Aus diesem Grund fordert der Präsident der Deutschen Krankenhausgesellschaft, Gerald Gaß, nun von Bundesgesundheitsminister Jens Spahn (CDU) die Wiedereinführung der sogenannten Freihaltepauschale. Ende September war diese ausgelaufen. „Die Krankenhäuser haben im Frühjahr bewiesen, wie schnell sie Kapazitäten freibekommen können“, sagte Gaß unserer Redaktion. Zudem habe man heute mehr technische Kapazitäten aufgebaut, als man sie im März hatte. Freihaltequoten seien in dieser Situation sinnvoll und müssten mit entsprechenden finanziellen Sicherheiten für die Krankenhäuser flankiert werden. „Die Wiedereinführung der Freihaltepauschale ist zwingend, damit die Krankenhäuser in finanzieller Hinsicht den Rücken freihaben“, sagte Gaß. „Wir wollen anders als im
Frühjahr keinen flächendeckenden und unkoordinierten Lockdown in den Kliniken.“Dies würde gestuft und vor Ort besser abgestimmt erfolgen, sagte Gaß.
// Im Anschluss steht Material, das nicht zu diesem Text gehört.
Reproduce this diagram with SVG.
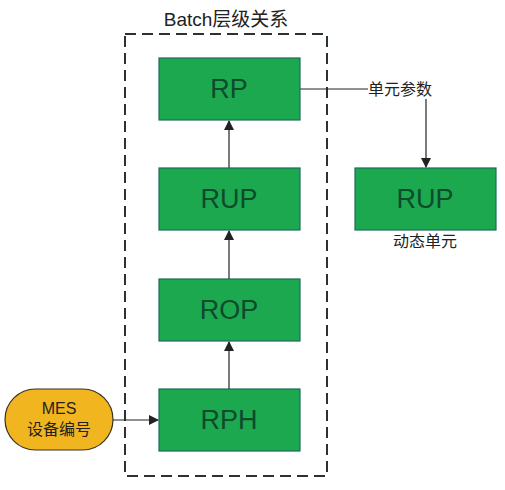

Nach Einschätzung des Intensivmediziners Janssens waren die Beschlüsse von Bund und Ländern richtig und überfällig. Er sprach von einer insgesamt noch beherrschbaren Situation im Gesundheitssystem, sollten die Infektionszahlen in den kommenden Wochen nicht weiter unkontrolliert ansteigen. Zugleich teilte er die Ansicht von Stefan Kluge, Leiter der Intensivmedizin am Universitätsklinikum Hamburg-Eppendorf. Er sprach am Donnerstag von einer „absolut besorgniserregenden“Lage. Von den Infizierten müssten etwa fünf Prozent im Krankenhaus behandelt werden, zwei Prozent auf der Intensivstation, so Kluge. Über 70-Jährige hätten ein Todesrisiko von über 50 Prozent.
Dabei ist das Problem in NRW und Deutschland nicht so sehr die Anzahl der Intensivbetten. „Wir haben mehr Betten und mehr Beatmungsgeräte als zu Beginn der Pandemie“, sagte Janssens. Es gebe aber nicht genug Personal, das sich um die Patienten kümmern könnte. Er forderte daher, die Pflegepersonal-Untergrenze wieder auszusetzen, wenn die Infektionszahlen weiter ansteigen. Die Vereinigung Divi führt ein Register, das die bundesweit freien Intensivbetten anzeigt. Daraus geht jedoch nicht hervor, wie viele der Betten tatsächlich betrieben werden könnten, weil Personalmangel nicht eingerechnet ist. Janssens forderte die Krankenhäuser deshalb dringend auf, nur bepflegbare Bettenkapazitäten anzugeben, um mehr Transparenz und auf diese Weise echte Planungssicherheit zu bieten.